What does “Our Last Tango” do to creatively tell the historical stories of its core subjects?

A good documentarian has a few tricks up their sleeve. Old-fashioned interviewer-interviewee dialogue coupled with archive footage rarely holds a modern viewer’s attention, and isn’t all that clever. What makes a documentary come to life is its director’s filmmaking prowess, and German Kral’s Our Last Tango (2015) has a unique cinematic edge.

The story of the artistically successful but emotionally tumultuous five-decade relationship between Argentine tango legends Maria Nieves and Juan Carlos Copes is presented in a fashion unlike any other documentary. Traditional interview methods and archive footage exist, but they’re punctuated with beautifully-shot dance recreations of important moments in the couple’s history. The filmmaker himself is never present on camera, instead letting the dancers who recreate these moments interview the film’s subjects, and occasionally engage in community discussions with each other about the fascinating people they’re representing. They analyze their characters with each other and even get cues from Nieves, who helps them perfect their interpretations of her life.

The exquisite choreography behind these tango dances is coupled with beautiful period-appropriate cinematography, lighting, and costuming. The film would be worth watching if it were merely a montage of these numbers, performed with incredible eloquence by gorgeous young tango dancers. As the film hovers over the passionate love-turned-hate that Nieves and Copes had for each other, the dances help the viewer understand and feel the complexity of those emotions.

As the Toronto International Film Festival’s website describes it, “Kral takes an inventive approach to evoking the early days of Juan and Maria by casting young dancers to portray them in recreations. But the lines between dramatization and reality are fluid as we watch the real Maria, at age eighty, interact with and offer guidance to the younger performers.”

Nieves and Copes ended up being tango’s Lockwood and Lamont - beacons of perfect chemistry on-stage, and rivals in the real world.
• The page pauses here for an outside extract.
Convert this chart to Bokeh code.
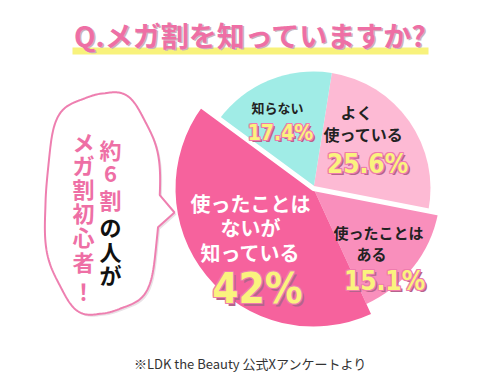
import math
from bokeh.plotting import figure
from bokeh.models import Range1d
from bokeh.core.properties import value
from bokeh.embed import file_html
from bokeh.resources import INLINE

# ---- data ----
categories = ["よく使っている", "使ったことはある", "使ったことはないが知っている", "知らない"]
values = [25.6, 15.1, 42.0, 17.4]
pct_labels = ["25.6%", "15.1%", "42%", "17.4%"]
label_lines = [["よく", "使っている"], ["使ったことは", "ある"], ["使ったことは", "ないが", "知っている"], ["知らない"]]
title_text = "Q.メガ割を知っていますか?"
note_text = "※LDK the Beauty 公式Xアンケートより"
bubble_pink = ["約", "6", "割"]
bubble_black = ["の", "人", "が"]
bubble_left = ["メ", "ガ", "割", "初", "心", "者", "！"]

# ---- styles ----
colors = ["#FDBAD4", "#F98FBC", "#F6629D", "#A0ECE6"]
radii = [117, 127, 138, 117]
JP = value("Noto Sans CJK JP")
NUM = value("DejaVu Sans Condensed, Liberation Sans Narrow, Roboto Condensed, sans-serif")
H = 389

def Y(y):
    return H - y

p = figure(width=484, height=373, output_backend="svg", toolbar_location=None,
           x_range=Range1d(0, 484), y_range=Range1d(Y(373), Y(0)), min_border=0)
p.axis.visible = False
p.grid.visible = False
p.outline_line_color = None
p.background_fill_color = "white"

# ---- title ----
p.quad(left=72, right=428, bottom=Y(54), top=Y(47), fill_color="#F8F27C", line_color=None)
p.text(x=[251.5], y=[Y(35.5)], text=[title_text], text_font=JP, text_font_style="bold",
       text_font_size="28px", text_color="#C8B4BE", text_align="center", text_baseline="middle")
p.text(x=[250], y=[Y(34)], text=[title_text], text_font=JP, text_font_style="bold",
       text_font_size="28px", text_color="#EE6FA5", text_align="center", text_baseline="middle")

# ---- pie ----
cx, cy = 313, Y(188)
start_deg = 81.0
total = sum(values)
bounds = [start_deg]
acc = 0.0
for v in values:
    acc += v
    bounds.append(start_deg - acc / total * 360.0)
for i, v in enumerate(values):
    a_end = math.radians(bounds[i])
    a_start = math.radians(bounds[i + 1])
    p.wedge(x=[cx], y=[cy], radius=radii[i], start_angle=a_start, end_angle=a_end,
            fill_color=colors[i], line_color=None)

# white gap through the centre (boundaries 17.4/42 and 25.6/15.1)
b1 = math.radians(bounds[3])
b2 = math.radians(bounds[1])
gx = [cx + 150 * math.cos(b1), cx, cx + 150 * math.cos(b2)]
gy = [cy + 150 * math.sin(b1), cy, cy + 150 * math.sin(b2)]
p.line(gx, gy, line_color="white", line_width=5)

# category labels
def jp(x, y, t, size, color):
    p.text(x=[x], y=[Y(y)], text=[t], text_font=JP, text_font_style="bold",
           text_font_size=size, text_color=color, text_align="center", text_baseline="middle")

lab_pos = [[(356, 111), (363, 133)], [(378, 232), (371, 253)],
           [(250, 203), (250, 227), (250, 252)], [(277, 107)]]
lab_size = ["16px", "15px", "20px", "13px"]
lab_color = ["#222222", "#222222", "white", "#222222"]
for i in range(4):
    for (x, y), t in zip(lab_pos[i], label_lines[i]):
        jp(x, y, t, lab_size[i], lab_color[i])

pct_pos = [(367, 163), (384, 280), (257, 288), (280, 132)]
pct_size = [26, 26, 42, 21]

for (x, y), t, s in zip(pct_pos, pct_labels, pct_size):
    fs = f"{s}px"
    p.text(x=[x + 2.5], y=[Y(y + 2.5)], text=[t], text_font=NUM, text_font_style="bold",
           text_font_size=fs, text_color="#B5648C", text_align="center", text_baseline="middle")
    for dx, dy in [(-1, 0), (1, 0), (0, -1), (0, 1), (1, 1), (-1, -1), (1, -1), (-1, 1)]:
        p.text(x=[x + dx], y=[Y(y + dy)], text=[t], text_font=NUM, text_font_style="bold",
               text_font_size=fs, text_color="#EE7CAE", text_align="center", text_baseline="middle")
    p.text(x=[x], y=[Y(y)], text=[t], text_font=NUM, text_font_style="bold",
           text_font_size=fs, text_color="#FAF37E", text_align="center", text_baseline="middle")

# ---- speech bubble ----
bcx, bcy, ba, bb, n = 102, Y(203), 57, 110, 2.6
xs, ys = [], []
tip_done = False
for k in range(360):
    t = math.radians(k)
    c, s = math.cos(t), math.sin(t)
    bump = 1 + 0.025 * math.sin(6 * t)
    x = bcx + ba * bump * math.copysign(abs(c) ** (2 / n), c)
    y = bcy + bb * bump * math.copysign(abs(s) ** (2 / n), s)
    if x > bcx and Y(226) < y < Y(198):
        if not tip_done:
            xs.append(174); ys.append(Y(212))
            tip_done = True
        continue
    xs.append(x); ys.append(y)
p.patch([x + 2 for x in xs], [y - 2 for y in ys], fill_color="#E9E2E6", line_color=None)
p.patch(xs, ys, fill_color="white", line_color="#EE7FB0", line_width=2)

for ch, y in zip(bubble_pink, [148, 173, 198]):
    jp(110, y, ch, "22px", "#EE6FA5")
for ch, y in zip(bubble_black, [225, 250, 273]):
    jp(110, y, ch, "22px", "#111111")
for ch, y in zip(bubble_left, [140, 163, 187, 211, 235, 260, 289]):
    jp(83, y, ch, "22px", "#EE6FA5")

# ---- note ----
p.text(x=[250], y=[Y(363)], text=[note_text], text_font=value("Noto Sans CJK JP"),
       text_font_size="13px", text_color="#333333", text_align="center", text_baseline="middle")

open("out.html", "w").write(file_html(p, INLINE))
German Kral’s stylistic choice of representing the subjects through their art form, while allowing those subjects to influence the result, is a refreshing take on the documentary dynamic. And having the dancers interview Nieves instead of an outside party boosts the intelligence of the conversation - dancers know what to ask other dancers, and what to talk about. There’s a shared knowledge and passion that elevates the interview segments and Nieves’ and Copes’ responses, which in turn fuels the beauty of the coupled choreography.